Thursday, March 15, 2012

Arts in Competition with One Another

I was rather taken aback to find an announcement about a competition for bloggery about the arts in my mailbox last night. I avoid competitions as a rule, and tend to particularly avoid competitions that are looking for "the best" of anything. I participate in this ever-changing entity that I like to call the musical blogosphere purely for the fun of it, so I'm not throwing my hat into the ring. Besides, I have finals to give during the week that the concert series these people are promoting is being held. And with all the arts at play, I can't imagine how any person or group of people could come up with a single winner.

I am intrigued by the first question, however, so I'll play along.

"New York has long been considered the cultural capital of America. Is it still? If not, where?"

The only thing that is more absurd than trying to decide which of the "arts" is the "best" is to try to decide a location that is superior to another location. I lived in New York for four years, and I had a wonderful time doing so on my limited budget (I was a Juilliard student). When I lived in New York (1976-1980) the city was not as safe as it is today, and it was also not as expensive to live in as it is today. Musicians and artists could find living spaces they could afford. There were day jobs that people could get, because making the city work required people punching typewriters and sending messages from one place to another. Jobs for musicians were not plentiful, but there was still a chance, if you knew the right people, and always played the right notes and the right rhythms, that you could get an array of musical jobs in the city that paid the rent.

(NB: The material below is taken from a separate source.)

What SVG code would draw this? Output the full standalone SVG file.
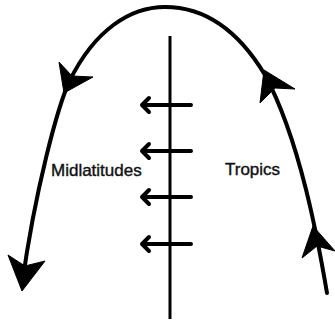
<svg xmlns="http://www.w3.org/2000/svg" width="335" height="324" viewBox="0 0 335 324">
<style>
.curve{fill:none;stroke:#000;stroke-width:4;stroke-linecap:round}
.head{fill:#000;stroke:#000;stroke-width:1;stroke-linejoin:round}
.axis{stroke:#000;stroke-width:3;fill:none}
.flow{fill:none;stroke:#000;stroke-width:4;stroke-linecap:round;stroke-linejoin:round}
.lbl{font-family:"Liberation Sans",Arial,sans-serif;font-size:17px;fill:#111;stroke:#111;stroke-width:0.4}
</style>
<rect width="335" height="324" fill="#fff"/>
<g id="connectors">
<path class="curve" d="M327,293 C318,240 300,140 265,75 C235,25 200,7 165,7 C130,7 95,30 70,80 C58,105 35,190 22,285"/>
<polygon class="head" points="64,93 59,62 72,76 93,77"/>
<polygon class="head" points="264,70 295,89 275,88 260,103"/>
<polygon class="head" points="313,226 335,251 317,246 302,258"/>
<polygon class="head" points="22,291 8,255 25,266 45,261"/>
</g>
<g id="axis">
<line class="axis" x1="170" y1="36" x2="170" y2="319"/>
</g>
<g id="flows">
<path class="flow" d="M191,105 H142 M149,98 L142,105 L149,112"/>
<path class="flow" d="M191,151 H142 M149,144 L142,151 L149,158"/>
<path class="flow" d="M191,197 H142 M149,190 L142,197 L149,204"/>
<path class="flow" d="M191,244 H142 M149,237 L142,244 L149,251"/>
</g>
<g id="midlatitudes"><text class="lbl" x="51" y="176">Midlatitudes</text></g>
<g id="tropics"><text class="lbl" x="225" y="175">Tropics</text></g>
</svg>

I recall that admission to most museums used to be either free or nominal, and it was always possible for me to sneak into concerts during intermission, go to cheap double features at the Thalia, and find bargains at the thrift stores on Third Avenue. I imagine that security is tighter at concerts these days, and I know that movies are very expensive in Manhattan, and things you used to buy at thrift stores have now become vintage items, collectibles, and antiques. It's only been 30 odd years since I lived there. Things change.

I miss telephone booths, the book and record stores, and coffee shops that served only two kinds of coffee: regular and black.

But I digress.

After I graduated from Juilliard I went to Europe, where I was extremely excited to experience culture on an entirely new level, historical and otherwise. In Vienna I found that the museums (which were also free at the time) had mind-boggling collections. I found the culture extremely stimulating (and the coffee was too). I had an American friend who introduced me to the Jazz world of Vienna, a world I knew I never would have gained entry to in New York, and I was welcomed into various other social artistic circles that I never would have been welcomed into in New York.

I only spent a small amount of time in Germany, but I enjoyed the museums I visited immensely. Italy was a total feast, both visually and gastronomically. Never once did I long for New York for its museum culture, its musical hierarchies, the speed at which people tended to play, and the way people had to hustle to get ahead in the musical world.

I love visiting New York, and I always feel at home there. Like any city it has its high points (always personal) and low points (also always personal). My last visit to the Guggenheim museum was a total disappointment, and the Whitney always seems to be hit and miss. I tend to find the "ahead of the trend" visual art scene in New York (reflected in the exhibits at those two museums) on the pretentious side. Sometimes I'm pleasantly surprised.

I'm glad that I live in a place where I can enjoy art and music in many cities. From my perch in Illinois I can visit Chicago, Indianapolis, St. Louis, and the smaller cities (that also have art and music) like Champaign-Urbana and Terre Haute (surprising, I know, but I love the Swope Museum). I love my family in Los Angeles (where there is a huge supply of art to see and music to hear) and Boston, and I love my friends in New York, but I just don't consider it an artistically superior place to the other cities I have lived in or visited.